I had seen Jason often on the ferry while we were still living in McCloskey Hall. He was a tall, strikingly handsome man with black hair and blue eyes that seemed always smiling. His closest friend was a fellow named Norman who lived on the third floor of Finley Hall, a tall blond man with an excellent build and the same laughing look in his gray eyes. They would walk onto the ferry together, talking and joking, and then would go to sit in the bow of the boat where they were immediately surrounded by a half-dozen people who seemed to be having the time of their lives each morning. Sitting on the bench with an open book in my lap, hearing the sounds of laughter from the bow, I felt the unconscious pang of the outsider and longed for a moment to be a part of such obvious good fellowship.

I did not become a part of it until late August, when we had already moved into Finley Hall and were awaiting the birth of the baby.
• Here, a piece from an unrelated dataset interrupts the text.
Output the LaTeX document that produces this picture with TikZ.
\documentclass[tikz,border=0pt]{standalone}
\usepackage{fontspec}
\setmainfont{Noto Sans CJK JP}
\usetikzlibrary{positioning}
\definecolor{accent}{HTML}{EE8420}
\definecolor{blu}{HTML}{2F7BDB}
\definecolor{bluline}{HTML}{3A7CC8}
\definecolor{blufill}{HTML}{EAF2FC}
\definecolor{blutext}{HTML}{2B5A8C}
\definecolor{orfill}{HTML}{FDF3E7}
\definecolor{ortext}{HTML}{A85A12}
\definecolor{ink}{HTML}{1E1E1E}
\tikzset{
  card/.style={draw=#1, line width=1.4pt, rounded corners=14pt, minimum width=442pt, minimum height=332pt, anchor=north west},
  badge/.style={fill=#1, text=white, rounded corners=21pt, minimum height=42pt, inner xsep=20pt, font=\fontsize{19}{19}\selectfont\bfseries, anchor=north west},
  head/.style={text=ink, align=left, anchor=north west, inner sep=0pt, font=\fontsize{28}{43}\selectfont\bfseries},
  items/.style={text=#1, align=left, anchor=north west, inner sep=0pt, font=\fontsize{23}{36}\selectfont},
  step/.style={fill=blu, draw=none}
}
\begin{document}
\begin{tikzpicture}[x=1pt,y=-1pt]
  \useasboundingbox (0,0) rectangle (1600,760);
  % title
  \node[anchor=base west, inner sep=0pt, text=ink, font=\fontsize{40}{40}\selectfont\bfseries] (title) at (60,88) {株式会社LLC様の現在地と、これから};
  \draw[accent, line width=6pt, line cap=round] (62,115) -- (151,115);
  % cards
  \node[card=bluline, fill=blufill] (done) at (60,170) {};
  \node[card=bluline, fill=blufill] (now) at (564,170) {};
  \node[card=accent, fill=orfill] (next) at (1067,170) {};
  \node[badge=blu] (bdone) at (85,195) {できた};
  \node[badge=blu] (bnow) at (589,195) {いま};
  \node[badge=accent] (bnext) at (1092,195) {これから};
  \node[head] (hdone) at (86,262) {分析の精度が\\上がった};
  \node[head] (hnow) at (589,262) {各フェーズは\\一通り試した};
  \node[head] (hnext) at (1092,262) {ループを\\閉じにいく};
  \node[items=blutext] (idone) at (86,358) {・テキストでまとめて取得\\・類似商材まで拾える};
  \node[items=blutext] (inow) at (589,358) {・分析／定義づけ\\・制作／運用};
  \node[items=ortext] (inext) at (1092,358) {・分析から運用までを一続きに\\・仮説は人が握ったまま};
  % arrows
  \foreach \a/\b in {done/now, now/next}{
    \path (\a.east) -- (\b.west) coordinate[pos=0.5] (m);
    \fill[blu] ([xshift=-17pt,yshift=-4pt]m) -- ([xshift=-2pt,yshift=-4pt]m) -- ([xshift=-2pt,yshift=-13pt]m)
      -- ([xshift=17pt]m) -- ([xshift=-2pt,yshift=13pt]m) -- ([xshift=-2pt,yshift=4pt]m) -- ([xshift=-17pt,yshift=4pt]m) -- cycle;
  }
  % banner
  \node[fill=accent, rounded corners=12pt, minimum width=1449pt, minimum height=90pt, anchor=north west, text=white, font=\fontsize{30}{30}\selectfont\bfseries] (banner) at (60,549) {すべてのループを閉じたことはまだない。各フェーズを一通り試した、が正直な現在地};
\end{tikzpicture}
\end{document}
The first hurricane of the year came about three days before Joan expected to go to the hospital. I had been a New Yorker all my life and was used to the hurricane season, but I had never lived through a hurricane on an island in the middle of the East River with my wife momentarily expecting a baby. There was a cyclone fence around the entire island, and the water rose above that until the fence was no longer visible, and then the water covered the outdoor wash lines, and then it flooded into Finley Hall and began rising in the basement of the building. The radio was warning all residents of the city to tape windows and lash down anything that might be blown away, and the Coast Guard advised all residents of North Brother that it was standing by to take people to the mainland. The big question for everyone living in Finley, considering the fact that this was only the prelude to the storm, with the worst expected later in the afternoon, was whether or not to leave with the Coast Guard. The question was enormously magnified for me because I had visions of Joan suddenly going into labor at the height of the storm. We were debating whether or not to accept the Coast Guard’s offer when we suddenly heard a drum beating somewhere in the building. We both went into the hall.